Typically, it’s true that you get what you pay for, and for what you pay for the Mini K47 you may not expect to get anything special. As it happens though, there’s a whole market based on expert modifications of generic microphones, where a “standard” offshore-manufactured mic is upgraded with better quality and matched components. This works because you get the benefits of cheap mass production where that makes sense (say, the mic body) and the benefit of high quality parts and selection where they matter (capsule, coupling capacitors, amplifier components …) – often producing microphones that compare with far more expensive models in terms of sound quality.
Am I suggesting that you get a Mini K47 and mod it? Nope - the thing to know here is that Roswell Audio is an offshoot of mic-mod specialists Microphone-Parts.com, and it’s run by the folks behind Recordinghacks.com which is a hugely detailed and expansive online microphone database: the mods are built-in before it goes in the box.
There are two things that make a microphone great - a great capsule and electronics that don’t spoil what the capsule does. The K47 style capsule is legendary for its midrange response, it has a fullness that just gives a bit more “mojo” than a lot of other designs and it’s probably the most commonly copied mic capsule in the world. The one used in the Mini 47 seems to be a bit of a gem, it’s full sized (not all copies are) and it sounds open and rich and clear without any obvious pushes anywhere in the frequency range. The mic electronics are designed and specced to compliment the capsule and do their job without getting in the way (apparently based on a Schoeps circuit with a low capacitance, individually biased JFET amp, styrene input coupling cap & WIMA main signal caps if you’re interested). The end result is a mic that sounds neutral and real, but a bit bigger and better (and yes, I know that’s almost a stock phrase in mic reviews, but that’s just part of the problem of typing about sound).
On sung and spoken vocals it has weight and clarity, as room mics my review pair gave a detailed picture of the room without getting spitty over the top-end of the drum-kit (great recording - really not-great kit or room unfortunately). I put one in front of a kick drum and it sounded just like it should once I padded the recorder’s input to stop it clipping, and one or two on an acoustic guitar sounded full and bright (I’d probably EQ to thin them out a little in a mix but for a standalone part they are really nice).
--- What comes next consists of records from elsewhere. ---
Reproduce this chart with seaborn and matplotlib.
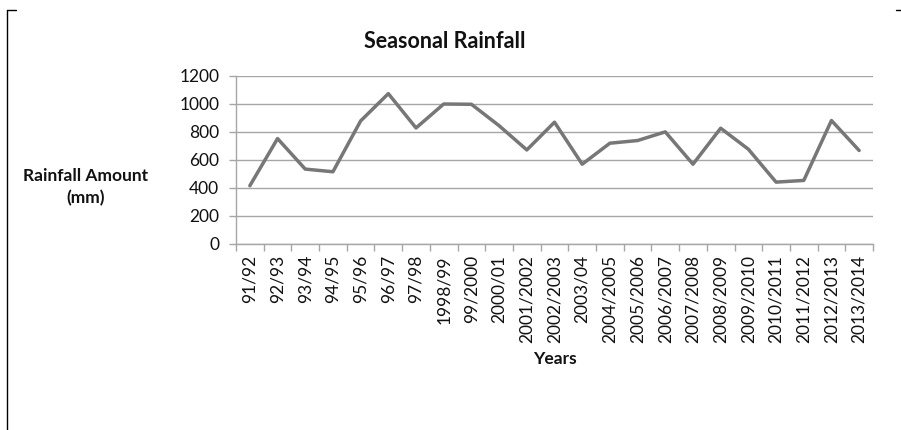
import matplotlib
matplotlib.use("Agg")
import matplotlib.pyplot as plt
from matplotlib.lines import Line2D
from matplotlib.ticker import FixedLocator, NullFormatter
import seaborn as sns
import pandas as pd
import numpy as np

seasons = ["91/92", "92/93", "93/94", "94/95", "95/96", "96/97", "97/98",
           "1998/99", "99/2000", "2000/01", "2001/2002", "2002/2003", "2003/04",
           "2004/2005", "2005/2006", "2006/2007", "2007/2008", "2008/2009",
           "2009/2010", "2010/2011", "2011/2012", "2012/2013", "2013/2014"]
rainfall = [416, 753, 535, 516, 879, 1074, 829, 1000, 998, 845, 672, 870, 570,
            720, 739, 801, 570, 827, 677, 442, 454, 882, 668]
y_ticks = [0, 200, 400, 600, 800, 1000, 1200]

sns.set_theme(style="white")
plt.rcParams['font.family'] = ['Lato', 'DejaVu Sans']

df = pd.DataFrame({"Season": seasons, "Rainfall": rainfall})

fig = plt.figure(figsize=(9.01, 4.30), dpi=100)
W, H = 901, 430
ax = fig.add_axes([236 / W, 1 - 244 / H, (873 - 236) / W, (244 - 76) / H])

sns.lineplot(data=df, x="Season", y="Rainfall", ax=ax, sort=False,
             color="#777777", linewidth=2.5, zorder=3)

ax.set_ylim(0, 1200)
ax.set_xlim(-0.5, len(seasons) - 0.5)
ax.set_yticks(y_ticks)
ax.set_yticklabels([str(v) for v in y_ticks], fontsize=12.5, color="#111111")
ax.set_xticks(range(len(seasons)))
ax.set_xticklabels(seasons, rotation=90, fontsize=12.5, color="#111111")
ax.xaxis.set_minor_locator(FixedLocator(np.arange(-0.5, len(seasons), 1.0)))
ax.xaxis.set_minor_formatter(NullFormatter())

ax.grid(axis="y", color="#a6a6a6", linewidth=1.0, zorder=0)
ax.grid(axis="x", visible=False)
for s in ["top", "right"]:
    ax.spines[s].set_visible(False)
for s in ["left", "bottom"]:
    ax.spines[s].set_color("#a6a6a6")
    ax.spines[s].set_linewidth(1.0)

ax.tick_params(axis="y", which="major", left=True, length=5, width=1,
               color="#a6a6a6", pad=7)
ax.tick_params(axis="x", which="major", bottom=False, length=0, pad=8)
ax.tick_params(axis="x", which="minor", bottom=True, length=5, width=1,
               color="#a6a6a6")

ax.set_xlabel("")
ax.set_ylabel("")

fig.text(445 / W, 1 - 42 / H, "Seasonal Rainfall", ha="center", va="center",
         fontsize=15.5, fontweight="bold", color="#111111")
fig.text(86 / W, 1 - 187 / H, "Rainfall Amount\n(mm)", ha="center",
         va="center", fontsize=12.5, fontweight="bold", color="#111111",
         linespacing=1.45)
fig.text(555 / W, 1 - 359 / H, "Years", ha="center", va="center",
         fontsize=12.5, fontweight="bold", color="#111111")

# outer frame fragments
fig.add_artist(Line2D([7 / W, 7 / W], [1 - 10 / H, 0], color="black",
                      linewidth=1.0, transform=fig.transFigure))
fig.add_artist(Line2D([7 / W, 16 / W], [1 - 10 / H, 1 - 10 / H],
                      color="black", linewidth=1.0, transform=fig.transFigure))
fig.add_artist(Line2D([896 / W, 901 / W], [1 - 10 / H, 1 - 10 / H],
                      color="black", linewidth=1.0, transform=fig.transFigure))

fig.savefig("out.png", dpi=100)
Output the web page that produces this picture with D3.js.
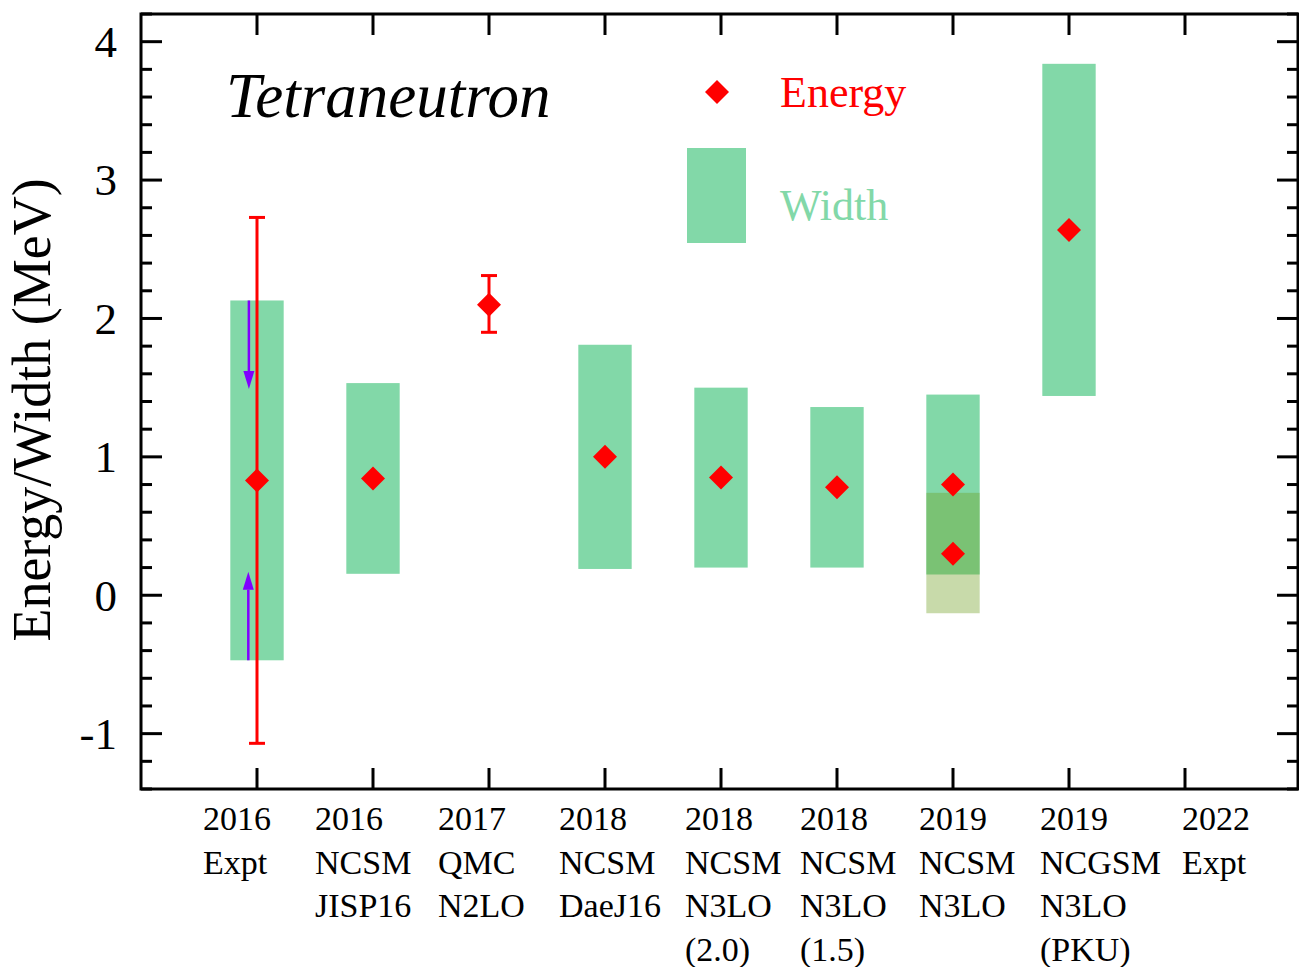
<!DOCTYPE html>
<html>
<head>
<meta charset="utf-8">
<script src="https://cdn.jsdelivr.net/npm/d3@7/dist/d3.min.js"></script>
<style>
  html, body { margin: 0; padding: 0; background: #fff; }
  svg { display: block; }
  text { font-family: "Liberation Serif", "Times New Roman", serif; }
</style>
</head>
<body>
<svg id="chart" width="1299" height="967"></svg>
<script>
// ---- data -------------------------------------------------------------
// category labels (one block of lines per tick position 1..9)
const categoryLabels = [
  ["2016", "Expt"],
  ["2016", "NCSM", "JISP16"],
  ["2017", "QMC", "N2LO"],
  ["2018", "NCSM", "DaeJ16"],
  ["2018", "NCSM", "N3LO", "(2.0)"],
  ["2018", "NCSM", "N3LO", "(1.5)"],
  ["2019", "NCSM", "N3LO"],
  ["2019", "NCGSM", "N3LO", "(PKU)"],
  ["2022", "Expt"]
];

// resonance energies (MeV)
const energyPos  = [1, 2, 3, 4, 5, 6, 7, 7, 8];
const energyVals = [0.83, 0.844, 2.10, 1.00, 0.85, 0.78, 0.80, 0.30, 2.64];

// resonance widths, drawn as bands from low to high (MeV)
const widthPos  = [1, 2, 4, 5, 6, 7, 8];
const widthLow  = [-0.47, 0.155, 0.19, 0.20, 0.20, 0.15, 1.44];
const widthHigh = [2.13, 1.533, 1.81, 1.50, 1.36, 1.45, 3.84];

// second width band of the 2019 NCSM result
const width2Pos  = [7];
const width2Low  = [-0.13];
const width2High = [0.74];

// energy uncertainties
const errPos  = [1, 3];
const errLow  = [-1.07, 1.90];
const errHigh = [2.73, 2.31];

// arrows inside the 2016 experimental band
const arrowPos  = [0.93, 0.925];
const arrowFrom = [2.13, -0.47];
const arrowTo   = [1.49, 0.17];

// axis ticks
const yMajorTicks = [-1, 0, 1, 2, 3, 4];
const yMinorTicks = d3.range(-1.4, 4.21, 0.2).map(v => +v.toFixed(1));
const xTicks = [1, 2, 3, 4, 5, 6, 7, 8, 9];

// ---- layout -----------------------------------------------------------
const svg = d3.select("#chart");
const plotLeft = 141, plotRight = 1298, plotTop = 14, plotBottom = 789;

const x = d3.scaleLinear().domain([0, 10]).range([plotLeft, plotLeft + 1160]);
const y = d3.scaleLinear().domain([-1.4, 4.2]).range([plotBottom, plotTop]);
// left edges of the label blocks under the axis (hand-spaced text strip)
const xLabel = d3.scaleLinear().domain(xTicks)
  .range([203, 315, 438, 559, 685, 800, 919, 1040, 1182]);

const green = "rgb(130,216,168)";
const olive = "rgb(110,158,32)";
const red = "#ff0000";
const purple = "rgb(128,0,255)";
const bandHalf = 0.23;

// ---- width bands ------------------------------------------------------
svg.append("g").selectAll("rect")
  .data(widthPos.map((p, i) => ({p, lo: widthLow[i], hi: widthHigh[i]})))
  .join("rect")
  .attr("x", d => x(d.p - bandHalf))
  .attr("width", d => x(d.p + bandHalf) - x(d.p - bandHalf))
  .attr("y", d => y(d.hi))
  .attr("height", d => y(d.lo) - y(d.hi))
  .attr("fill", green);

svg.append("g").selectAll("rect")
  .data(width2Pos.map((p, i) => ({p, lo: width2Low[i], hi: width2High[i]})))
  .join("rect")
  .attr("x", d => x(d.p - bandHalf))
  .attr("width", d => x(d.p + bandHalf) - x(d.p - bandHalf))
  .attr("y", d => y(d.hi))
  .attr("height", d => y(d.lo) - y(d.hi))
  .attr("fill", olive)
  .attr("fill-opacity", 0.38);

// ---- arrows -----------------------------------------------------------
const arrows = svg.append("g");
arrowPos.forEach((p, i) => {
  const ax = x(p), y0 = y(arrowFrom[i]), y1 = y(arrowTo[i]);
  const dir = Math.sign(y1 - y0);
  const head = 18, hw = 5.5;
  arrows.append("line")
    .attr("x1", ax).attr("x2", ax)
    .attr("y1", y0).attr("y2", y1 - dir * head)
    .attr("stroke", purple).attr("stroke-width", 2.5);
  arrows.append("path")
    .attr("d", `M${ax - hw},${y1 - dir * head} L${ax + hw},${y1 - dir * head} L${ax},${y1} Z`)
    .attr("fill", purple);
});

// ---- error bars -------------------------------------------------------
const errs = svg.append("g").attr("stroke", red).attr("stroke-width", 3);
errPos.forEach((p, i) => {
  const ex = x(p);
  errs.append("line").attr("x1", ex).attr("x2", ex)
    .attr("y1", y(errLow[i])).attr("y2", y(errHigh[i]));
  [errLow[i], errHigh[i]].forEach(v => {
    errs.append("line").attr("x1", ex - 8).attr("x2", ex + 8)
      .attr("y1", y(v)).attr("y2", y(v));
  });
});

// ---- energy markers ---------------------------------------------------
const diamond = (cx, cy, r) => `M${cx},${cy - r} L${cx + r},${cy} L${cx},${cy + r} L${cx - r},${cy} Z`;
svg.append("g").selectAll("path")
  .data(energyPos.map((p, i) => ({p, v: energyVals[i]})))
  .join("path")
  .attr("d", d => diamond(x(d.p), y(d.v), 12))
  .attr("fill", red);

// ---- frame and ticks --------------------------------------------------
const frame = svg.append("g").attr("stroke", "#000").attr("stroke-width", 3).attr("fill", "none");
frame.append("rect")
  .attr("x", plotLeft).attr("y", plotTop)
  .attr("width", plotRight - plotLeft).attr("height", plotBottom - plotTop);

yMinorTicks.forEach(v => {
  const major = yMajorTicks.some(m => Math.abs(m - v) < 1e-6);
  const len = major ? 21 : 11;
  frame.append("line").attr("x1", plotLeft).attr("x2", plotLeft + len).attr("y1", y(v)).attr("y2", y(v));
  frame.append("line").attr("x1", plotRight).attr("x2", plotRight - len).attr("y1", y(v)).attr("y2", y(v));
});
xTicks.forEach(t => {
  frame.append("line").attr("x1", x(t)).attr("x2", x(t)).attr("y1", plotBottom).attr("y2", plotBottom - 21);
  frame.append("line").attr("x1", x(t)).attr("x2", x(t)).attr("y1", plotTop).attr("y2", plotTop + 21);
});

// y tick labels
svg.append("g").selectAll("text")
  .data(yMajorTicks)
  .join("text")
  .attr("x", plotLeft - 24)
  .attr("y", d => y(d))
  .attr("dy", "0.34em")
  .attr("text-anchor", "end")
  .attr("font-size", 45)
  .text(d => d < 0 ? "-" + Math.abs(d) : d);

// x category labels
const lab = svg.append("g").attr("font-size", 34);
categoryLabels.forEach((lines, i) => {
  const t = lab.append("text").attr("x", xLabel(i + 1)).attr("y", 830);
  lines.forEach((s, k) => {
    t.append("tspan").attr("x", xLabel(i + 1)).attr("y", 830 + k * 43.5).text(s);
  });
});

// y axis title
svg.append("text")
  .attr("transform", "translate(50,410) rotate(-90)")
  .attr("text-anchor", "middle")
  .attr("font-size", 54)
  .text("Energy/Width (MeV)");

// chart title
svg.append("text")
  .attr("x", 226).attr("y", 117)
  .attr("font-size", 63)
  .attr("font-style", "italic")
  .text("Tetraneutron");

// ---- legend -----------------------------------------------------------
const legend = svg.append("g");
legend.append("path").attr("d", diamond(717, 92, 12)).attr("fill", red);
legend.append("text").attr("x", 780).attr("y", 107)
  .attr("font-size", 44).attr("fill", red).text("Energy");
legend.append("rect").attr("x", 687).attr("y", 148).attr("width", 59).attr("height", 95).attr("fill", green);
legend.append("text").attr("x", 780).attr("y", 220)
  .attr("font-size", 44).attr("fill", green).text("Width");
</script>
</body>
</html>
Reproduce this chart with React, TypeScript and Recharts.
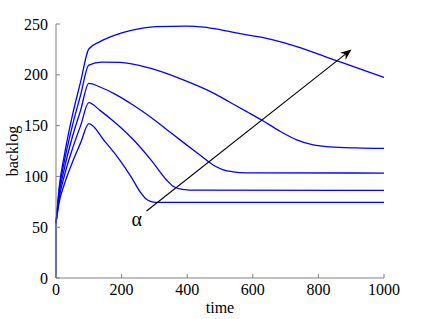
import React from 'react';
import { LineChart, Line, XAxis, YAxis, ReferenceLine, ReferenceDot } from 'recharts';

const edge = [{ t: 0, v: 0 }, { t: 0, v: 54 }];
const curve1 = [
  { t: 0, v: 54 }, { t: 10, v: 75 }, { t: 25, v: 92 }, { t: 50, v: 114 }, { t: 75, v: 133 },
  { t: 100, v: 152 }, { t: 150, v: 134 }, { t: 190, v: 118 }, { t: 230, v: 99 }, { t: 256, v: 85 },
  { t: 272, v: 78.5 }, { t: 288, v: 75.5 }, { t: 305, v: 74.5 }, { t: 1000, v: 74.5 },
];
const curve2 = [
  { t: 0, v: 54 }, { t: 10, v: 79 }, { t: 25, v: 100 }, { t: 50, v: 127 }, { t: 75, v: 150 },
  { t: 100, v: 172.6 }, { t: 134, v: 165 }, { t: 180, v: 153 }, { t: 236, v: 136 }, { t: 290, v: 116 },
  { t: 337, v: 96.5 }, { t: 358, v: 90 }, { t: 385, v: 87.3 }, { t: 430, v: 86.4 }, { t: 1000, v: 86.3 },
];
const curve3 = [
  { t: 0, v: 54 }, { t: 10, v: 83 }, { t: 25, v: 107 }, { t: 50, v: 139 }, { t: 75, v: 165 },
  { t: 100, v: 191.6 }, { t: 134, v: 188 }, { t: 180, v: 181 }, { t: 236, v: 170 }, { t: 290, v: 158 },
  { t: 338, v: 146 }, { t: 390, v: 133 }, { t: 439, v: 121 }, { t: 480, v: 111 }, { t: 510, v: 106.5 },
  { t: 540, v: 104.5 }, { t: 580, v: 103.5 }, { t: 1000, v: 103.3 },
];
const curve4 = [
  { t: 0, v: 54 }, { t: 10, v: 87 }, { t: 25, v: 114 }, { t: 50, v: 150 }, { t: 75, v: 180 },
  { t: 100, v: 209.6 }, { t: 140, v: 212.5 }, { t: 195, v: 212.3 }, { t: 287, v: 206.5 }, { t: 388, v: 195 },
  { t: 480, v: 182 }, { t: 530, v: 173 }, { t: 580, v: 164 }, { t: 627, v: 155.5 }, { t: 680, v: 145 },
  { t: 734, v: 136 }, { t: 784, v: 131 }, { t: 835, v: 129 }, { t: 917, v: 128 }, { t: 1000, v: 127.5 },
];
const curve5 = [
  { t: 0, v: 54 }, { t: 10, v: 90 }, { t: 25, v: 120 }, { t: 50, v: 160 }, { t: 75, v: 193 },
  { t: 100, v: 225.4 }, { t: 134, v: 232.6 }, { t: 180, v: 239 }, { t: 226, v: 243.4 }, { t: 307, v: 247.4 },
  { t: 398, v: 248 }, { t: 450, v: 247 }, { t: 500, v: 244.5 }, { t: 561, v: 240.5 }, { t: 632, v: 236.5 },
  { t: 734, v: 227.7 }, { t: 835, v: 216.2 }, { t: 937, v: 204.7 }, { t: 1000, v: 197.5 },
];
const curves = [curve1, curve2, curve3, curve4, curve5];

const xTicks = [0, 200, 400, 600, 800, 1000];
const yTicks = [0, 50, 100, 150, 200, 250];

const arrowStart = { t: 276, v: 66 };
const arrowEnd = { t: 901, v: 225 };
const alphaPos = { t: 246, v: 58 };

const FONT = '"Liberation Serif", "Times New Roman", Times, serif';
const AXIS = '#808080';
const txt = { fontFamily: FONT };
const FS = 16;

const Arrow = (p: any) => {
  const { x1, y1, x2, y2 } = p;
  const ang = Math.atan2(y2 - y1, x2 - x1);
  const L = 11, W = 4.5;
  const bx = x2 - L * Math.cos(ang), by = y2 - L * Math.sin(ang);
  const nx = x2 - L * 0.7 * Math.cos(ang), ny = y2 - L * 0.7 * Math.sin(ang);
  const px = -Math.sin(ang) * W, py = Math.cos(ang) * W;
  return (
    <g>
      <line x1={x1} y1={y1} x2={nx} y2={ny} stroke="#000" strokeWidth={1.1} />
      <polygon points={`${x2},${y2} ${bx + px},${by + py} ${nx},${ny} ${bx - px},${by - py}`} fill="#000" />
    </g>
  );
};

export default function App() {
  return (
    <div style={{ position: 'absolute', left: 0, top: 0, background: '#fff', fontFamily: FONT }}>
      <LineChart width={424} height={319} margin={{ top: 24, right: 40, left: 0, bottom: 0 }} style={txt}>
        <XAxis
          xAxisId={0}
          dataKey="t"
          type="number"
          domain={[0, 1000]}
          ticks={xTicks}
          allowDuplicatedCategory={false}
          height={41}
          stroke={AXIS}
          tickSize={-4}
          tickMargin={10}
          tick={{ fill: '#000', fontSize: FS, fontFamily: FONT, style: txt }}
          label={{ value: 'time', position: 'insideBottom', offset: 6, fill: '#000', fontSize: FS, fontFamily: FONT, style: txt }}
        />
        <XAxis
          xAxisId="top"
          orientation="top"
          dataKey="t"
          type="number"
          domain={[0, 1000]}
          ticks={xTicks}
          height={0}
          stroke={AXIS}
          mirror
          tickSize={4}
          tick={false}
        />
        <YAxis
          yAxisId={0}
          type="number"
          domain={[0, 250]}
          ticks={yTicks}
          width={56}
          stroke={AXIS}
          tickSize={-4}
          tickMargin={12}
          tick={{ fill: '#000', fontSize: FS, fontFamily: FONT, style: txt }}
          label={{
            content: (p: any) => {
              const vb = p.viewBox || {};
              const cx = vb.x + 12;
              const cy = vb.y + vb.height / 2;
              return (
                <text x={cx} y={cy} transform={`rotate(-90 ${cx} ${cy})`} textAnchor="middle" dominantBaseline="central" fill="#000" fontSize={FS} style={txt}>
                  backlog
                </text>
              );
            },
          }}
        />
        <YAxis
          yAxisId="right"
          orientation="right"
          type="number"
          domain={[0, 250]}
          ticks={yTicks}
          width={0}
          stroke={AXIS}
          mirror
          tickSize={4}
          tick={false}
        />
        <Line
          data={edge}
          dataKey="v"
          xAxisId={0}
          yAxisId={0}
          type="linear"
          stroke="#0000ff"
          strokeWidth={1.3}
          dot={false}
          isAnimationActive={false}
        />
        {curves.map((c, i) => (
          <Line
            key={i}
            data={c}
            dataKey="v"
            xAxisId={0}
            yAxisId={0}
            type="monotone"
            stroke="#0000ff"
            strokeWidth={1.3}
            dot={false}
            isAnimationActive={false}
          />
        ))}
        <ReferenceLine
          xAxisId={0}
          yAxisId={0}
          segment={[{ x: arrowStart.t, y: arrowStart.v }, { x: arrowEnd.t, y: arrowEnd.v }]}
          stroke="#000"
          shape={Arrow}
          ifOverflow="visible"
        />
        <ReferenceDot
          xAxisId={0}
          yAxisId={0}
          x={alphaPos.t}
          y={alphaPos.v}
          r={0}
          ifOverflow="visible"
          shape={(p: any) => (
            <text x={p.cx} y={p.cy} textAnchor="middle" dominantBaseline="central" fill="#000" fontSize={20} style={txt}>
              α
            </text>
          )}
        />
      </LineChart>
    </div>
  );
}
I even liked them on an electric guitar cab (not usually a fan of condensers for this but the K47 does something quite pleasing to the top-end). The only source I did struggle a bit with was a particular female vocalist I recorded who has a voice that particularly suits a quite different mic - it happens.
Some smart decisions have clearly been made in the design and manufacture of the Mini 47 to keep it both affordable and good. Obviously, it doesn’t have the flexibility of a multi-pattern mic with a pad filter, but no mic is ever going to be better than its basic sound and with the Mini 47 that seems to be where the manufacturing budget has been spent. For anyone who values serious bang-for-the-buck and needs a mic to use a lot, the Mini 47 really is worth trying.